## THE DATA
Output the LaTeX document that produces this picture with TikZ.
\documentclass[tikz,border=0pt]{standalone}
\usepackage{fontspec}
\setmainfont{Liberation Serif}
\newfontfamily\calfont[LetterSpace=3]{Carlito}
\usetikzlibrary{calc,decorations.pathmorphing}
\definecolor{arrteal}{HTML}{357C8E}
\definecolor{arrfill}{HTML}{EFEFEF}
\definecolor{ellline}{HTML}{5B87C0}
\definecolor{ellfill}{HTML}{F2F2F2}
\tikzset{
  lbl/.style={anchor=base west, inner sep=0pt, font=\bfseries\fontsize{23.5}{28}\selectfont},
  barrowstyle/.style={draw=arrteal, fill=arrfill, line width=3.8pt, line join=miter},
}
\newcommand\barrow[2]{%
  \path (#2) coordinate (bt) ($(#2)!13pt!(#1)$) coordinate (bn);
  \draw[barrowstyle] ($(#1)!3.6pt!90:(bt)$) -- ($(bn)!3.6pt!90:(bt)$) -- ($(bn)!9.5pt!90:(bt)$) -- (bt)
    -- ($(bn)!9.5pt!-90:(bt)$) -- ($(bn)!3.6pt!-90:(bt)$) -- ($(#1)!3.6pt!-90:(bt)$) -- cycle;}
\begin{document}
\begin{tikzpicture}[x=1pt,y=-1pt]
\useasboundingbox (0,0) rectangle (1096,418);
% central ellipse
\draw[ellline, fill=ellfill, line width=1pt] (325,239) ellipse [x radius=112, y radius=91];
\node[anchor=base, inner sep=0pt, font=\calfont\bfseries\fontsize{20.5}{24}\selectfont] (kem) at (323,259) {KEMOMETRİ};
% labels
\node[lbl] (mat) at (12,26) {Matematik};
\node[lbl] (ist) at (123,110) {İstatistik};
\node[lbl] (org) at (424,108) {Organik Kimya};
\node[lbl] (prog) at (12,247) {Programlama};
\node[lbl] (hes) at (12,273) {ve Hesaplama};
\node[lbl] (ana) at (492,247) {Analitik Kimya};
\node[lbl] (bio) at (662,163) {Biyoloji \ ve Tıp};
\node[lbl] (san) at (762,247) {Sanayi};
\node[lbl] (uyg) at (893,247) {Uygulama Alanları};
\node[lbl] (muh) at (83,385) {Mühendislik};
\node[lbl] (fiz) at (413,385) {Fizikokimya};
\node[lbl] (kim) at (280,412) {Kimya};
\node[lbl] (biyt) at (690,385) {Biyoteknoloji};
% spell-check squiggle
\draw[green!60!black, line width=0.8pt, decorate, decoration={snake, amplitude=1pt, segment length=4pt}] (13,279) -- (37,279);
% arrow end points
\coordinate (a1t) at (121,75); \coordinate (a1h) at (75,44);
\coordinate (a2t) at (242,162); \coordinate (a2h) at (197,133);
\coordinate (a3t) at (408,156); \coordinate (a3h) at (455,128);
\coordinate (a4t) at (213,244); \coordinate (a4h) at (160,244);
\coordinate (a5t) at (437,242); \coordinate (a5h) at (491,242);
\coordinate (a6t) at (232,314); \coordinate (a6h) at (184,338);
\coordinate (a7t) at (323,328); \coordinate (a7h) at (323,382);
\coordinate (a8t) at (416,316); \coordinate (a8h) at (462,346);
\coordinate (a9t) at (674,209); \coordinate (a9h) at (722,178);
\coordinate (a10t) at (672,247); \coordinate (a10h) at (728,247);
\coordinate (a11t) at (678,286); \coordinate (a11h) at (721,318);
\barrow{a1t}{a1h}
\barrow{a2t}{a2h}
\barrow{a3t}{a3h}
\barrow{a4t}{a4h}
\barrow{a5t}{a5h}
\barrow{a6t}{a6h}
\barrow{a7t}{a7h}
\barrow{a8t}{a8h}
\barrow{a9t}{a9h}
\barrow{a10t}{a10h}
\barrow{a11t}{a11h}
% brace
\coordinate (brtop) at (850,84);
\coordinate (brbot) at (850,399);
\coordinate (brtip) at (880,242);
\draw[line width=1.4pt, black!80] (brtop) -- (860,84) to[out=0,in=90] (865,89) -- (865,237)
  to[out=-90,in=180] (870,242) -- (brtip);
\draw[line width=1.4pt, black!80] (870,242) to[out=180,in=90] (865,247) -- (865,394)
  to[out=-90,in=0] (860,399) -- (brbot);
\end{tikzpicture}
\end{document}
---
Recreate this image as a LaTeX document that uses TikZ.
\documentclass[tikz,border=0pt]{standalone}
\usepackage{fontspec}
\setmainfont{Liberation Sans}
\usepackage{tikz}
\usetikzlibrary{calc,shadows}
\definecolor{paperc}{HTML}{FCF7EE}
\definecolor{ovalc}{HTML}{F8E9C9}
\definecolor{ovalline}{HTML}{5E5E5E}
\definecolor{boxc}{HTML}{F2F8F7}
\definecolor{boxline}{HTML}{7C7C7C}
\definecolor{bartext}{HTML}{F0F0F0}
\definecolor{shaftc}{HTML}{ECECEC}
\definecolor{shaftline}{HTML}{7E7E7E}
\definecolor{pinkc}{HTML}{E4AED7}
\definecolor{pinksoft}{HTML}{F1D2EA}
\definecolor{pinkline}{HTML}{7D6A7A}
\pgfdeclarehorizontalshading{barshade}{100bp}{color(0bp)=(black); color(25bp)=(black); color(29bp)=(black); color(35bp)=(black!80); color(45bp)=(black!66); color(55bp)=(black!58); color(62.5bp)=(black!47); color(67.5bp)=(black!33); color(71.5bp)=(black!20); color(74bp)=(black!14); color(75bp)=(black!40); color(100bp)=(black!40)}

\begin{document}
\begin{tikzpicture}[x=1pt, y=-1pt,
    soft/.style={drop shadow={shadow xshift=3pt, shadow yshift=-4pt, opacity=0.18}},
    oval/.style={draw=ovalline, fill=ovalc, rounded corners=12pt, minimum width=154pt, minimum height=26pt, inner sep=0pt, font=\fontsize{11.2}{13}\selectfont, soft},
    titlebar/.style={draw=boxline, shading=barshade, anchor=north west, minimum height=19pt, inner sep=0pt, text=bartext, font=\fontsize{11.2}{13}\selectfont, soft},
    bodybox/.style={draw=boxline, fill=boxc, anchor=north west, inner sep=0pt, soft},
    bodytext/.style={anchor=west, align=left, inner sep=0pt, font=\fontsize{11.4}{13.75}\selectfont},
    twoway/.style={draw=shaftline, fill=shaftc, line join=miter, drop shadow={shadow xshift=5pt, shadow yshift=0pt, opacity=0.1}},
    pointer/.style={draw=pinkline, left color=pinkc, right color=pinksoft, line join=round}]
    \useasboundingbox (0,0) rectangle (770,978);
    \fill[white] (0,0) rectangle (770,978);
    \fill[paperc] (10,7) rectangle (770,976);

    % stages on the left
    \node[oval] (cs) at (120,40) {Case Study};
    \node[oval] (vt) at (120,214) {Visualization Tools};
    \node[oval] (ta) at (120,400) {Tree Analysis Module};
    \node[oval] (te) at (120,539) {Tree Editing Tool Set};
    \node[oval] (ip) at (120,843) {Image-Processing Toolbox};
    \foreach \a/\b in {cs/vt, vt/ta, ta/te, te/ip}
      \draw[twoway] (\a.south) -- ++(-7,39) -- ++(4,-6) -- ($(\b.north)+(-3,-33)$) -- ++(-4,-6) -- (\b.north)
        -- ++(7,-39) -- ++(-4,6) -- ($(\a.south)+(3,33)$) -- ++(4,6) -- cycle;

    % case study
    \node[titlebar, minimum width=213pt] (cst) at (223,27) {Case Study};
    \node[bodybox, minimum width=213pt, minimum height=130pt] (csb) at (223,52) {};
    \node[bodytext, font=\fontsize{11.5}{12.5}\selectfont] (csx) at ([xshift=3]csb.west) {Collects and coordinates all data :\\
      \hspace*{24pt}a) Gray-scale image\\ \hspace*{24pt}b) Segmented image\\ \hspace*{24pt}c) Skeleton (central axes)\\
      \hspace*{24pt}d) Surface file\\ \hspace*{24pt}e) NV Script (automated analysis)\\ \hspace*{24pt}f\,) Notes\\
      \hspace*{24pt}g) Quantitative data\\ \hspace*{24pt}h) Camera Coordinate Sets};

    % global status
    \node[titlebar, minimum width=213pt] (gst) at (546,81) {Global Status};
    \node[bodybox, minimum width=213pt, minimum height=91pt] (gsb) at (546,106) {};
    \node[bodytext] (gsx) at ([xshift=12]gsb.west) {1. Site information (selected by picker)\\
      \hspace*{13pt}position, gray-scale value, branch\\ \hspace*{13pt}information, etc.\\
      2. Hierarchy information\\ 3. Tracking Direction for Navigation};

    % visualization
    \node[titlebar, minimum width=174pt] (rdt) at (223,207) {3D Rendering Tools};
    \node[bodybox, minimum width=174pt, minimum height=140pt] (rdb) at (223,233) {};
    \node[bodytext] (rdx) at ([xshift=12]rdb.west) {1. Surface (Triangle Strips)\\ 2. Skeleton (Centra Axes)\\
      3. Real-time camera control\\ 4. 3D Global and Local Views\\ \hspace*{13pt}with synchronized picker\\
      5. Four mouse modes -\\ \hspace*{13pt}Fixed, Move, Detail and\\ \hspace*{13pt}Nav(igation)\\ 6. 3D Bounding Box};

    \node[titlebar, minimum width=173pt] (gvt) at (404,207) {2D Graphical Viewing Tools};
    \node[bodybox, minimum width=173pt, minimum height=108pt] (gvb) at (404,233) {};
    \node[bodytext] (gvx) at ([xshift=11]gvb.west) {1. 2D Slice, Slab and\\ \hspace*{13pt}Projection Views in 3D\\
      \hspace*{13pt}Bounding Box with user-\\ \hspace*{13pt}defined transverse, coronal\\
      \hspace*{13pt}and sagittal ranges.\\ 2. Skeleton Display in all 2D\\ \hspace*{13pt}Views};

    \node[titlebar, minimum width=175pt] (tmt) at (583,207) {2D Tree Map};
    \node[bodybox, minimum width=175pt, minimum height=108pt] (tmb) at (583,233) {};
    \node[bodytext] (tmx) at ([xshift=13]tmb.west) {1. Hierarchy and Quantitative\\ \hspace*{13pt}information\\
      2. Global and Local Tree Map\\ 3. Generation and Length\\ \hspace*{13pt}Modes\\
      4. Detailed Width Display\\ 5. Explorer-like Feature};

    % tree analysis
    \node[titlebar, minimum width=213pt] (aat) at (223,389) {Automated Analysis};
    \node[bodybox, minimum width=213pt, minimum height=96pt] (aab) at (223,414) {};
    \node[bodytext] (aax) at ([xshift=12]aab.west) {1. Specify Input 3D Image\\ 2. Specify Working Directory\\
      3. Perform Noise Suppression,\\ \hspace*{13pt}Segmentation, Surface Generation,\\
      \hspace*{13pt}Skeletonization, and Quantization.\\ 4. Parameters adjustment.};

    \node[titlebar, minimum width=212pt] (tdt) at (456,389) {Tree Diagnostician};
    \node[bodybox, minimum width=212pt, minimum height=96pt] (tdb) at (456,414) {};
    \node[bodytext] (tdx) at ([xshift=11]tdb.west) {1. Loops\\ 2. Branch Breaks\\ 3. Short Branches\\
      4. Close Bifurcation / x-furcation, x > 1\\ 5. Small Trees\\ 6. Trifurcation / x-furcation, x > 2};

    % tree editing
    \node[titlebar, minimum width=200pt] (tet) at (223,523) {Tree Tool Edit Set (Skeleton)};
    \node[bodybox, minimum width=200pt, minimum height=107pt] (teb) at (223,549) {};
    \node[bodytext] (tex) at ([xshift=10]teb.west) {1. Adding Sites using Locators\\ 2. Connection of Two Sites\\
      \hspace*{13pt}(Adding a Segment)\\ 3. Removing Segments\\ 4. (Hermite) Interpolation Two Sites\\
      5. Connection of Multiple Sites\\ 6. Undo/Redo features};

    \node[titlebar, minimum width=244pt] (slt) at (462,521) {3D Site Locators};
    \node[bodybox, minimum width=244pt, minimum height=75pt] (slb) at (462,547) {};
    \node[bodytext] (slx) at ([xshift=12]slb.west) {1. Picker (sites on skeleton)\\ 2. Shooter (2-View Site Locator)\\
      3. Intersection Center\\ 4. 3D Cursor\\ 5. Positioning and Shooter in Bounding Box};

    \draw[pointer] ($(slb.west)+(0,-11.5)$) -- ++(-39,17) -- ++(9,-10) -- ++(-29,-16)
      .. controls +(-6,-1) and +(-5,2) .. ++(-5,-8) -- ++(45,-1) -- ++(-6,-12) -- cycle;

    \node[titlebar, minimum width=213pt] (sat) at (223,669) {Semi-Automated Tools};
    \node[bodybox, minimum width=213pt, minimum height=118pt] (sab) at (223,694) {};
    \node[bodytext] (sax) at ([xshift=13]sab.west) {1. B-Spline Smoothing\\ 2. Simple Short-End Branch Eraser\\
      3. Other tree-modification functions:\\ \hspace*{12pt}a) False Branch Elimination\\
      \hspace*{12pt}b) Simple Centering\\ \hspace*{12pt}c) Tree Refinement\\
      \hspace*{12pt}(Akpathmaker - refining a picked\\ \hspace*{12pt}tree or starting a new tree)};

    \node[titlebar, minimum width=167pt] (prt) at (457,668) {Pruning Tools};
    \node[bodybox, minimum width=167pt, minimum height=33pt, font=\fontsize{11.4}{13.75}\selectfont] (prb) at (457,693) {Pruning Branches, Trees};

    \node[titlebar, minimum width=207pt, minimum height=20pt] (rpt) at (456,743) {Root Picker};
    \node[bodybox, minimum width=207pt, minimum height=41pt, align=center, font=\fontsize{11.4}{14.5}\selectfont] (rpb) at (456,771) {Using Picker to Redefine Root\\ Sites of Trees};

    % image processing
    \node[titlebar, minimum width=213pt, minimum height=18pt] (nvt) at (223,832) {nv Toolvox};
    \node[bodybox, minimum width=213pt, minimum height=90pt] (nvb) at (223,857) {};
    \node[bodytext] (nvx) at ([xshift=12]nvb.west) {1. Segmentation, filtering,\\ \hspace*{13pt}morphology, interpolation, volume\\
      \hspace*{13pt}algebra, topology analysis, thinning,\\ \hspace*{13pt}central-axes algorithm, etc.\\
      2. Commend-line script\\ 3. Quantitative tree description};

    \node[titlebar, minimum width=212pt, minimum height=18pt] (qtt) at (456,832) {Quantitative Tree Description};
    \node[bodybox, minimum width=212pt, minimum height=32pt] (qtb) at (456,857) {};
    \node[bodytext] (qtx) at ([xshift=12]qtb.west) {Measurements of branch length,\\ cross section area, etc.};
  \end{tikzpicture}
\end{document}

## DO THIS
Wherever the word "with" occurs in a line of the listing, copy that line.

## WRITTEN REPLY
Output the LaTeX document that produces this picture with TikZ.
      3. Real-time camera control\\ 4. 3D Global and Local Views\\ \hspace*{13pt}with synchronized picker\\
      \hspace*{13pt}Bounding Box with user-\\ \hspace*{13pt}defined transverse, coronal\\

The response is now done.